Task details -
Leave out the pictures, and retype only the lines from the beginning of the material through the line that contains "-5.2, -5.5, -5.7, -5.8, -5.8, -5.6, -5.4, -5.2];", including both.

Dataset extract -
____________

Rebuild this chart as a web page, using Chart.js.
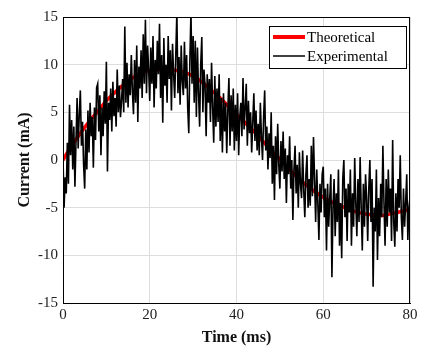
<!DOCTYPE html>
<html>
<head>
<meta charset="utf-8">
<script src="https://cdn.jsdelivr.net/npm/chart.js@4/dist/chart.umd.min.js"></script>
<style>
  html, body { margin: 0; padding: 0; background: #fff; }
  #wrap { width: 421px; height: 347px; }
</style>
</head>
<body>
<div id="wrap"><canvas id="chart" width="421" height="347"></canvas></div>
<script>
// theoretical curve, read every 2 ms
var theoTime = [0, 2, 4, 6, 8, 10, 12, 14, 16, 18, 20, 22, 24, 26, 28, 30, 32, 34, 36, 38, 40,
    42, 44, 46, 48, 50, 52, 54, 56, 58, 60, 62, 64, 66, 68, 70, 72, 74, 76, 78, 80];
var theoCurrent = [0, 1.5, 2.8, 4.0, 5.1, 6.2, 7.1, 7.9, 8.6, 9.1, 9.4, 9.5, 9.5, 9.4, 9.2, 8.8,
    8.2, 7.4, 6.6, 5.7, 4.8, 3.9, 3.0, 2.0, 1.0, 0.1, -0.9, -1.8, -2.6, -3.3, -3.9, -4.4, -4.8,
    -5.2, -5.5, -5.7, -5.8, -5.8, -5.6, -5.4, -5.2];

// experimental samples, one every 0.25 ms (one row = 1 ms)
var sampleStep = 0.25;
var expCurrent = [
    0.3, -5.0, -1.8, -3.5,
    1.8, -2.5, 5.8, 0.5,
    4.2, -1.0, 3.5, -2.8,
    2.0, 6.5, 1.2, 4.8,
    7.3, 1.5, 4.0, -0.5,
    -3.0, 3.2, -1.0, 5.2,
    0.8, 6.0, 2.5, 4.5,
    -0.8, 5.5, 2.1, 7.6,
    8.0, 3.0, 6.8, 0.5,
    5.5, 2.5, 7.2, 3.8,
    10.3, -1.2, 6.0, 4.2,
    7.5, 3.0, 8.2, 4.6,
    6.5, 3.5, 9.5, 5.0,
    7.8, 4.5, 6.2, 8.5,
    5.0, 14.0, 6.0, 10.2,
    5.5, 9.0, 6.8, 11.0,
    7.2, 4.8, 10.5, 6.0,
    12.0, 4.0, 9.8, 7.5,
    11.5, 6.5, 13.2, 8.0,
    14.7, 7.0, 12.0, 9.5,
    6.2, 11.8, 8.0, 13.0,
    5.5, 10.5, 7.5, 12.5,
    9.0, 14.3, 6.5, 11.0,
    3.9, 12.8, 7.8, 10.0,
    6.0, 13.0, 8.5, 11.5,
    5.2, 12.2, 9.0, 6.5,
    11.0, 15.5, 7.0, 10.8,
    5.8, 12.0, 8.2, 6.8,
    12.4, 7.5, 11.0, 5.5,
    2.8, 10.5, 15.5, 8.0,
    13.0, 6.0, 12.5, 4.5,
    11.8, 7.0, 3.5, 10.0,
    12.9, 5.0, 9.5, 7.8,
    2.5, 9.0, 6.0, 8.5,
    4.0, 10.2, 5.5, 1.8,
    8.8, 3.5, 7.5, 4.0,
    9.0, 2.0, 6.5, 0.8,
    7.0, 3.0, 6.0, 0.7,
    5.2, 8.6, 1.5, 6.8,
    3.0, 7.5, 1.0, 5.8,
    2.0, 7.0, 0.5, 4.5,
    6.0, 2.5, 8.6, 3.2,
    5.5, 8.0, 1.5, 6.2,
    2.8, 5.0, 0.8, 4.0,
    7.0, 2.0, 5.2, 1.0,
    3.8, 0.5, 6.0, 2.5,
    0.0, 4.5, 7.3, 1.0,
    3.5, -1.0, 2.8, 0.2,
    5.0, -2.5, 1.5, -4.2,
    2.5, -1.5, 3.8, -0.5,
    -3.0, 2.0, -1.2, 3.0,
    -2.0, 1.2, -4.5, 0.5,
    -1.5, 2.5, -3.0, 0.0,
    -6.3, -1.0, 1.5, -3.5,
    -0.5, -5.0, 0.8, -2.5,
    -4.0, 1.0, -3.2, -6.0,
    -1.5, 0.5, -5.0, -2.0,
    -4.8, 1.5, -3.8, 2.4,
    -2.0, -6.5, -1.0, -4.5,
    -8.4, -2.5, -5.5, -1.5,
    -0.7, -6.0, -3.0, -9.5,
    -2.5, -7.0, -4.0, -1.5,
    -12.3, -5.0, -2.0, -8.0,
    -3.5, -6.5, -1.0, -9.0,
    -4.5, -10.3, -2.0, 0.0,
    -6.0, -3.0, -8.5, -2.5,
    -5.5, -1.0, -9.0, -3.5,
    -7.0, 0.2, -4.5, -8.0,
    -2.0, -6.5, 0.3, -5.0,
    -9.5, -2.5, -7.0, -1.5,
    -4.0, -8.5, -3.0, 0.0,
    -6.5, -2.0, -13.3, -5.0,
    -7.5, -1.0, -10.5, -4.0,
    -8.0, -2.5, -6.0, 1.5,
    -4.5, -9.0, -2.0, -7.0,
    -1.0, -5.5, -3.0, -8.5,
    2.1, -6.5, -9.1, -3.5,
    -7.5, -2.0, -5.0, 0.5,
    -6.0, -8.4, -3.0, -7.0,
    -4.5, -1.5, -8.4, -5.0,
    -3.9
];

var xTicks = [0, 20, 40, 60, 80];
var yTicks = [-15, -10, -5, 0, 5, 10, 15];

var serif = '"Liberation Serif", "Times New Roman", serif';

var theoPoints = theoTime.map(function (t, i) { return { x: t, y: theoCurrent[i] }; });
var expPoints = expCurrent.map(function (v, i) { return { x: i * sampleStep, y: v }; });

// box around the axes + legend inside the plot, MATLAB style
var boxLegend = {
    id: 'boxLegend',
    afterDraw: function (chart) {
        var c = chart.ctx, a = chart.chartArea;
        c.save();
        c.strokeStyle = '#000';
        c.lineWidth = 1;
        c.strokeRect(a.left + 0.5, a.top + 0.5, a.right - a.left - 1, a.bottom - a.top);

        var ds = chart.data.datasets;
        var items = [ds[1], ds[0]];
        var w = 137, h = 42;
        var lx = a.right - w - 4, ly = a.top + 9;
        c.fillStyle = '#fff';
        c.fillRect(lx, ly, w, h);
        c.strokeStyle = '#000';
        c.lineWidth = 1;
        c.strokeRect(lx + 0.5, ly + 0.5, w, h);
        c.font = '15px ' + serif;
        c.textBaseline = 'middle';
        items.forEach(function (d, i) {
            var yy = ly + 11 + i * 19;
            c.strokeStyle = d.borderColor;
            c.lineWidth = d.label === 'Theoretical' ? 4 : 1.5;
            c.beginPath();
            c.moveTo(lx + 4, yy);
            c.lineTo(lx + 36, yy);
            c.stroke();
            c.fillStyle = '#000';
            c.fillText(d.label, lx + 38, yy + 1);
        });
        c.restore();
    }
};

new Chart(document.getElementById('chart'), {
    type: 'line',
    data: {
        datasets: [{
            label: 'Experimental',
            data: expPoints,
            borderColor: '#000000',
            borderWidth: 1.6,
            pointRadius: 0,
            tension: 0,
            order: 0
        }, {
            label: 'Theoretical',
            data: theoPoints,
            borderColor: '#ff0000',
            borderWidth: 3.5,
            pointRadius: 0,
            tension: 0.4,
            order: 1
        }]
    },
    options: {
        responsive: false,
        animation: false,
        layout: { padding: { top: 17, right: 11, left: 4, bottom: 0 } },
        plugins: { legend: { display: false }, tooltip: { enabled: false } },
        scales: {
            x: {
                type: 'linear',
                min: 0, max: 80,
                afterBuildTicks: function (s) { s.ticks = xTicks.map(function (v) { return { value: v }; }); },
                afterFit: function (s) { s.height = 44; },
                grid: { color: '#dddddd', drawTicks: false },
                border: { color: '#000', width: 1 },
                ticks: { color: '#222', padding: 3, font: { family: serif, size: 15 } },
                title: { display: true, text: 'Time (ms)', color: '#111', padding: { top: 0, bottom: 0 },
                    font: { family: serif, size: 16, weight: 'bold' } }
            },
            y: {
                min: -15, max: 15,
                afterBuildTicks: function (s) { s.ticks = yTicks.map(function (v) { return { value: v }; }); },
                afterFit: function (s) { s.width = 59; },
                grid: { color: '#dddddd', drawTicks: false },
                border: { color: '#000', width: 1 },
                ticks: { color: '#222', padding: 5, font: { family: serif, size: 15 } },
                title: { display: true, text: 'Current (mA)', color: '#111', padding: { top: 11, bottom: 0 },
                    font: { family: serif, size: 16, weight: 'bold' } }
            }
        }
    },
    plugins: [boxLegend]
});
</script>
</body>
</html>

____________

Correct answer -
Rebuild this chart as a web page, using Chart.js.
<!DOCTYPE html>
<html>
<head>
<meta charset="utf-8">
<script src="https://cdn.jsdelivr.net/npm/chart.js@4/dist/chart.umd.min.js"></script>
<style>
  html, body { margin: 0; padding: 0; background: #fff; }
  #wrap { width: 421px; height: 347px; }
</style>
</head>
<body>
<div id="wrap"><canvas id="chart" width="421" height="347"></canvas></div>
<script>
// theoretical curve, read every 2 ms
var theoTime = [0, 2, 4, 6, 8, 10, 12, 14, 16, 18, 20, 22, 24, 26, 28, 30, 32, 34, 36, 38, 40,
    42, 44, 46, 48, 50, 52, 54, 56, 58, 60, 62, 64, 66, 68, 70, 72, 74, 76, 78, 80];
var theoCurrent = [0, 1.5, 2.8, 4.0, 5.1, 6.2, 7.1, 7.9, 8.6, 9.1, 9.4, 9.5, 9.5, 9.4, 9.2, 8.8,
    8.2, 7.4, 6.6, 5.7, 4.8, 3.9, 3.0, 2.0, 1.0, 0.1, -0.9, -1.8, -2.6, -3.3, -3.9, -4.4, -4.8,
    -5.2, -5.5, -5.7, -5.8, -5.8, -5.6, -5.4, -5.2];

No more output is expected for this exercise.